Show $2 = (2, 1+\sqrt{-5})^2$ in $\mathbb{Z}[\sqrt{-5}]$

Question

Show $2 = (2, 1+\sqrt{-5})^2$ in $\mathbb{Z}[\sqrt{-5}]$.

Apologies if this may seem a trivial question, however, I am some difficulty showing this.

My Attempt:

$(2, 1+\sqrt{-5}) * (2, 1+\sqrt{-5}) = (4 + 1 + 2\sqrt{-5} - 5) = (2\sqrt{-5})$.

I am not sure how to proceed to show that $(2\sqrt{-5}) = (2)$

Answer 1

When multiplying ideals, you have to multiply each generator together to get generators of the new ideal.

So you actually have $(2,1+\sqrt{-5})\cdot(2,1+\sqrt{-5}) = (4, 2+2\sqrt{-5}, 2+2\sqrt{-5}, -4+2\sqrt{-5})$.
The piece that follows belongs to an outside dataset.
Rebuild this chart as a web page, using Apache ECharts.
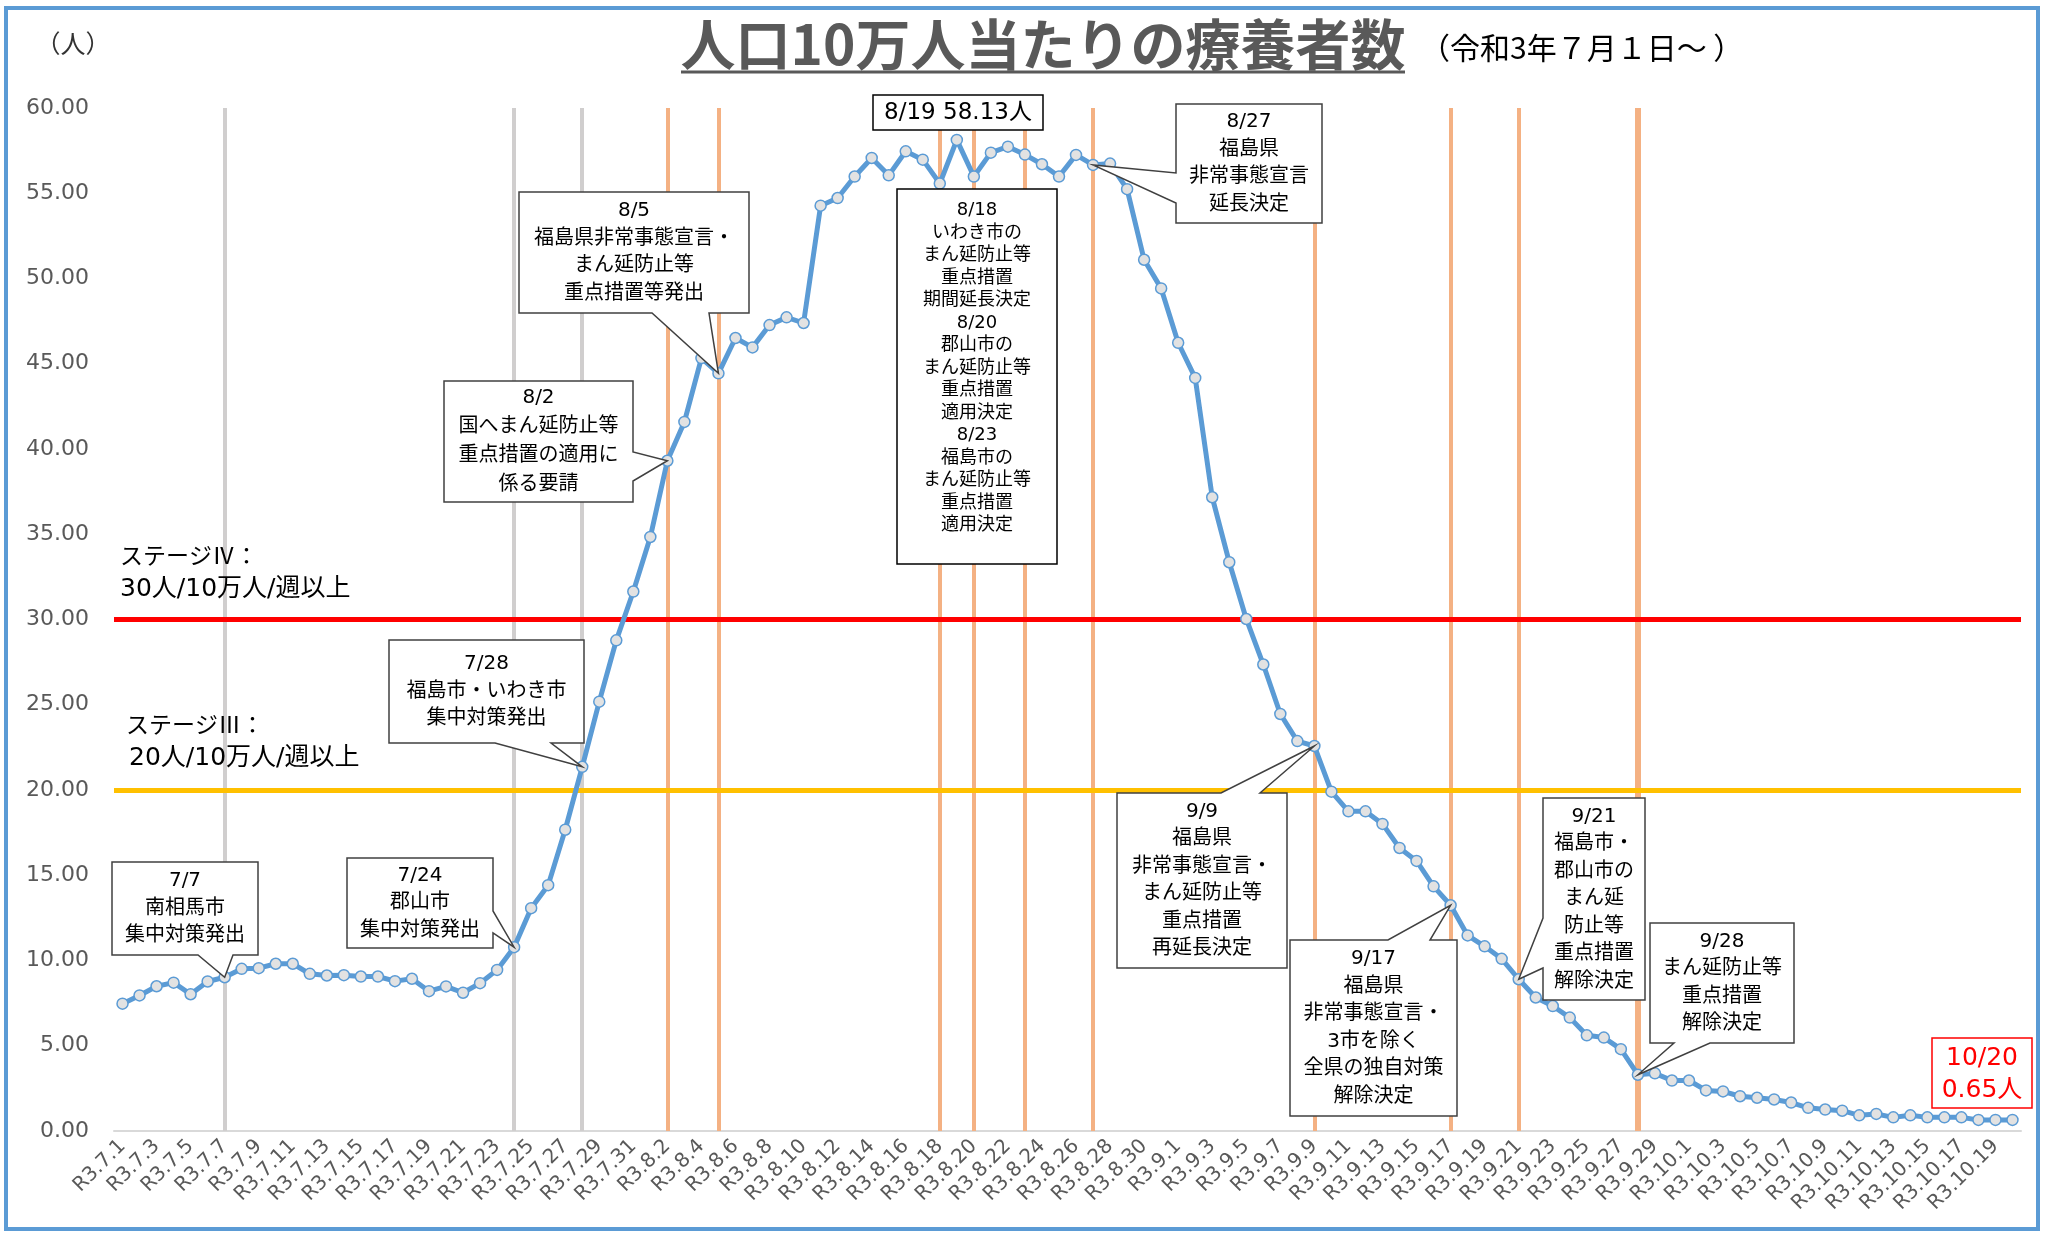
<!DOCTYPE html>
<html lang="ja">
<head>
<meta charset="UTF-8">
<script src="https://cdn.jsdelivr.net/npm/echarts@6/dist/echarts.min.js"></script>
<style>
    html, body { margin: 0; width: 100%; height: 100%; background: #fff; }
    #main { width: 2049px; height: 1233px; }
</style>
</head>
<body>
<div id="main"></div>
<script>
// 日付ラベル（月ごと）
const julLabels = ['R3.7.1','R3.7.2','R3.7.3','R3.7.4','R3.7.5','R3.7.6','R3.7.7','R3.7.8','R3.7.9','R3.7.10',
    'R3.7.11','R3.7.12','R3.7.13','R3.7.14','R3.7.15','R3.7.16','R3.7.17','R3.7.18','R3.7.19','R3.7.20',
    'R3.7.21','R3.7.22','R3.7.23','R3.7.24','R3.7.25','R3.7.26','R3.7.27','R3.7.28','R3.7.29','R3.7.30','R3.7.31'];
const augLabels = ['R3.8.1','R3.8.2','R3.8.3','R3.8.4','R3.8.5','R3.8.6','R3.8.7','R3.8.8','R3.8.9','R3.8.10',
    'R3.8.11','R3.8.12','R3.8.13','R3.8.14','R3.8.15','R3.8.16','R3.8.17','R3.8.18','R3.8.19','R3.8.20',
    'R3.8.21','R3.8.22','R3.8.23','R3.8.24','R3.8.25','R3.8.26','R3.8.27','R3.8.28','R3.8.29','R3.8.30','R3.8.31'];
const sepLabels = ['R3.9.1','R3.9.2','R3.9.3','R3.9.4','R3.9.5','R3.9.6','R3.9.7','R3.9.8','R3.9.9','R3.9.10',
    'R3.9.11','R3.9.12','R3.9.13','R3.9.14','R3.9.15','R3.9.16','R3.9.17','R3.9.18','R3.9.19','R3.9.20',
    'R3.9.21','R3.9.22','R3.9.23','R3.9.24','R3.9.25','R3.9.26','R3.9.27','R3.9.28','R3.9.29','R3.9.30'];
const octLabels = ['R3.10.1','R3.10.2','R3.10.3','R3.10.4','R3.10.5','R3.10.6','R3.10.7','R3.10.8','R3.10.9','R3.10.10',
    'R3.10.11','R3.10.12','R3.10.13','R3.10.14','R3.10.15','R3.10.16','R3.10.17','R3.10.18','R3.10.19','R3.10.20'];

// 人口10万人当たりの療養者数（月ごと）
const julValues = [7.47, 7.95, 8.49, 8.70, 8.02, 8.77, 9.02, 9.51, 9.55, 9.81,
    9.81, 9.22, 9.12, 9.14, 9.06, 9.06, 8.79, 8.93, 8.20, 8.48,
    8.11, 8.67, 9.45, 10.78, 13.07, 14.42, 17.67, 21.36, 25.18, 28.78, 31.64];
const augValues = [34.84, 39.31, 41.59, 45.33, 44.44, 46.51, 45.96, 47.27, 47.72, 47.39,
    54.27, 54.72, 55.98, 57.07, 56.05, 57.46, 56.97, 55.57, 58.13, 55.98,
    57.38, 57.73, 57.27, 56.70, 55.98, 57.25, 56.66, 56.74, 55.24, 51.10, 49.42];
const sepValues = [46.23, 44.17, 37.17, 33.36, 30.03, 27.36, 24.46, 22.87, 22.58, 19.90,
    18.75, 18.75, 18.01, 16.60, 15.84, 14.35, 13.24, 11.47, 10.83, 10.10,
    8.90, 7.83, 7.33, 6.65, 5.61, 5.48, 4.80, 3.30, 3.38, 2.96];
const octValues = [2.96, 2.38, 2.32, 2.04, 1.95, 1.85, 1.67, 1.36, 1.26, 1.19,
    0.92, 1.00, 0.80, 0.92, 0.80, 0.80, 0.80, 0.65, 0.65, 0.65];

// 基準線
const stageLevels = [30, 20];
const grayEventDates = ['R3.7.7', 'R3.7.24', 'R3.7.28'];
const orangeEventDates = ['R3.8.2', 'R3.8.5', 'R3.8.18', 'R3.8.20', 'R3.8.23', 'R3.8.27',
    'R3.9.9', 'R3.9.17', 'R3.9.21', 'R3.9.28'];

const labels = julLabels.concat(augLabels, sepLabels, octLabels);
const values = julValues.concat(augValues, sepValues, octValues);

const FONT = '"Noto Sans CJK JP", "Noto Sans", sans-serif';
const MIX = '"DejaVu Sans", "Noto Sans CJK JP", sans-serif';

let myEcharts = echarts.init(document.getElementById('main'));

let refLines = [];
grayEventDates.forEach(function (d) {
    refLines.push({xAxis: d, lineStyle: {color: '#D0CECE', width: 4, type: 'solid'}});
});
orangeEventDates.forEach(function (d) {
    refLines.push({xAxis: d, lineStyle: {color: '#F4B183', width: d === 'R3.9.28' ? 6 : 4, type: 'solid'}});
});
refLines.push({yAxis: stageLevels[0], lineStyle: {color: '#FF0000', width: 5, type: 'solid'}});
refLines.push({yAxis: stageLevels[1], lineStyle: {color: '#FFC000', width: 5, type: 'solid'}});

let option = {
    animation: false,
    backgroundColor: '#fff',
    textStyle: {fontFamily: FONT},
    grid: {left: 114, top: 108, width: 1907, height: 1023},
    xAxis: {
        type: 'category',
        data: labels,
        boundaryGap: true,
        axisLine: {lineStyle: {color: '#D9D9D9', width: 2}},
        axisTick: {show: false},
        axisLabel: {interval: 1, rotate: 45, color: '#595959', fontSize: 20, margin: 12, fontFamily: MIX}
    },
    yAxis: {
        type: 'value',
        min: 0,
        max: 60,
        interval: 5,
        splitLine: {show: false},
        axisLine: {show: false},
        axisTick: {show: false},
        axisLabel: {
            color: '#595959', fontSize: 22, margin: 25, fontFamily: MIX,
            formatter: function (v) { return v.toFixed(2); }
        }
    },
    series: [
        {
            type: 'line',
            data: [],
            z: 1,
            silent: true,
            markLine: {
                silent: true,
                symbol: ['none', 'none'],
                label: {show: false},
                data: refLines
            }
        },
        {
            type: 'line',
            data: values,
            z: 5,
            showAllSymbol: true,
            symbol: 'circle',
            symbolSize: 11,
            lineStyle: {color: '#5B9BD5', width: 5},
            itemStyle: {color: '#E2E2E2', borderColor: '#5B9BD5', borderWidth: 1.5}
        }
    ]
};
myEcharts.setOption(option);

// 吹き出し
const callouts = [
    {date: 'R3.7.7', text: '7/7\n南相馬市\n集中対策発出', box: [112, 862, 146, 93], side: 'bottom', from: 198, to: 233},
    {date: 'R3.7.24', text: '7/24\n郡山市\n集中対策発出', box: [347, 858, 146, 90], side: 'right', from: 911, to: 933},
    {date: 'R3.7.28', text: '7/28\n福島市・いわき市\n集中対策発出', box: [389, 640, 195, 103], side: 'bottom', from: 495, to: 551},
    {date: 'R3.8.2', text: '8/2\n国へまん延防止等\n重点措置の適用に\n係る要請', box: [444, 381, 189, 121], side: 'right', from: 452, to: 481, lh: 29},
    {date: 'R3.8.5', text: '8/5\n福島県非常事態宣言・\nまん延防止等\n重点措置等発出', box: [519, 192, 230, 121], side: 'bottom', from: 652, to: 709},
    {date: 'R3.8.27', text: '8/27\n福島県\n非常事態宣言\n延長決定', box: [1176, 104, 146, 119], side: 'left', from: 173, to: 203},
    {date: 'R3.9.9', text: '9/9\n福島県\n非常事態宣言・\nまん延防止等\n重点措置\n再延長決定', box: [1117, 793, 170, 175], side: 'top', from: 1221, to: 1260},
    {date: 'R3.9.17', text: '9/17\n福島県\n非常事態宣言・\n3市を除く\n全県の独自対策\n解除決定', box: [1290, 940, 167, 176], side: 'top', from: 1388, to: 1430},
    {date: 'R3.9.21', text: '9/21\n福島市・\n郡山市の\nまん延\n防止等\n重点措置\n解除決定', box: [1543, 798, 102, 202], side: 'left', from: 918, to: 968},
    {date: 'R3.9.28', text: '9/28\nまん延防止等\n重点措置\n解除決定', box: [1650, 923, 144, 120], side: 'bottom', from: 1674, to: 1710}
];

function calloutPoints(b, c, tip) {
    const x0 = b[0], y0 = b[1], x1 = b[0] + b[2], y1 = b[1] + b[3];
    let p = [[x0, y0]];
    if (c.side === 'top') p.push([c.from, y0], tip, [c.to, y0]);
    p.push([x1, y0]);
    if (c.side === 'right') p.push([x1, c.from], tip, [x1, c.to]);
    p.push([x1, y1]);
    if (c.side === 'bottom') p.push([c.to, y1], tip, [c.from, y1]);
    p.push([x0, y1]);
    if (c.side === 'left') p.push([x0, c.to], tip, [x0, c.from]);
    return p;
}

function textEl(x, y, text, size, color, lh, family, weight, align) {
    return {
        type: 'text', x: x, y: y, z: 110,
        style: {
            text: text, fill: color, fontSize: size, fontFamily: family || FONT, fontWeight: weight || 'normal',
            align: align || 'center', verticalAlign: 'middle',
            textAlign: align || 'center', textVerticalAlign: 'middle',
            lineHeight: lh
        }
    };
}

function boxEl(b, stroke) {
    return {
        type: 'rect', z: 100,
        shape: {x: b[0], y: b[1], width: b[2], height: b[3]},
        style: {fill: '#fff', stroke: stroke, lineWidth: 1.5}
    };
}

let graphics = [];

// 外枠
graphics.push({
    type: 'rect', z: 120, silent: true,
    shape: {x: 6, y: 8, width: 2032, height: 1221},
    style: {fill: 'none', stroke: '#5B9BD5', lineWidth: 4}
});

// タイトル
graphics.push(textEl(1043, 44, '人口10万人当たりの療養者数', 55, '#595959', 60, FONT, 'bold'));
graphics.push({
    type: 'line', z: 110,
    shape: {x1: 681, y1: 72, x2: 1405, y2: 72},
    style: {stroke: '#595959', lineWidth: 3}
});
graphics.push(textEl(1420, 48, '（令和3年７月１日～ ）', 30, '#000', 34, FONT, 'normal', 'left'));
graphics.push(textEl(73, 43, '（人）', 25, '#333', 30));

// ステージ
graphics.push(textEl(120, 555, 'ステージⅣ：', 23, '#000', 30, FONT, 'normal', 'left'));
graphics.push(textEl(120, 589, '30人/10万人/週以上', 25, '#000', 30, MIX, 'normal', 'left'));
graphics.push(textEl(126, 724, 'ステージⅢ：', 23, '#000', 30, FONT, 'normal', 'left'));
graphics.push(textEl(129, 758, '20人/10万人/週以上', 25, '#000', 30, MIX, 'normal', 'left'));

callouts.forEach(function (c) {
    const idx = labels.indexOf(c.date);
    const tip = myEcharts.convertToPixel({seriesIndex: 1}, [idx, values[idx]]);
    const b = c.box;
    graphics.push({
        type: 'polygon', z: 100,
        shape: {points: calloutPoints(b, c, tip)},
        style: {fill: '#fff', stroke: '#404040', lineWidth: 1.5}
    });
    graphics.push(textEl(b[0] + b[2] / 2, b[1] + b[3] / 2, c.text, 20, '#000', c.lh || 27.5, MIX));
});

// 最大値
const peakIdx = values.indexOf(Math.max.apply(null, values));
const peakText = labels[peakIdx].replace('R3.', '').replace('.', '/') + ' ' + values[peakIdx].toFixed(2) + '人';
graphics.push(boxEl([873, 95, 170, 35], '#000'));
graphics.push(textEl(958, 113, peakText, 23, '#000', 30, MIX));

// 8/18・8/20・8/23
graphics.push(boxEl([897, 189, 160, 375], '#000'));
graphics.push(textEl(977, 368,
    '8/18\nいわき市の\nまん延防止等\n重点措置\n期間延長決定\n8/20\n郡山市の\nまん延防止等\n重点措置\n適用決定\n8/23\n福島市の\nまん延防止等\n重点措置\n適用決定',
    18, '#000', 22.5, MIX));

// 最新値
const lastIdx = values.length - 1;
const lastText = labels[lastIdx].replace('R3.', '').replace('.', '/') + '\n' + values[lastIdx].toFixed(2) + '人';
graphics.push(boxEl([1932, 1038, 100, 70], '#FF0000'));
graphics.push(textEl(1982, 1074, lastText, 25, '#FF0000', 32, MIX));

myEcharts.setOption({graphic: graphics});
</script>
</body>
</html>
If you look at the four generators (three unique generators) of the new ideal, you should quickly see they have a gcd of $2$.

Answer 2

We have $$2=2\cdot 2^2-2(1+\sqrt{-5}) + (1+\sqrt{-5})^2, $$ so $(2) \supset (2,1+\sqrt{-5})^2$. The other way is easier.

Answer 3

Note $\,(a,b)^2 = (a^2,ab,b^2)\,$ so with $\,w=\sqrt{-5},\,$ using $\,(2,I) = (2,\, I\bmod 2)\,$ yields

$\ \ (2,1\!+\!w)^2 = 2(2,\underbrace{1\!+\!w,-2\!+\!w}_{\large I}) = (2)\ $ by $\bmod 2\!:\ I = (1\!+\!w,w) = (1,w) = (1)$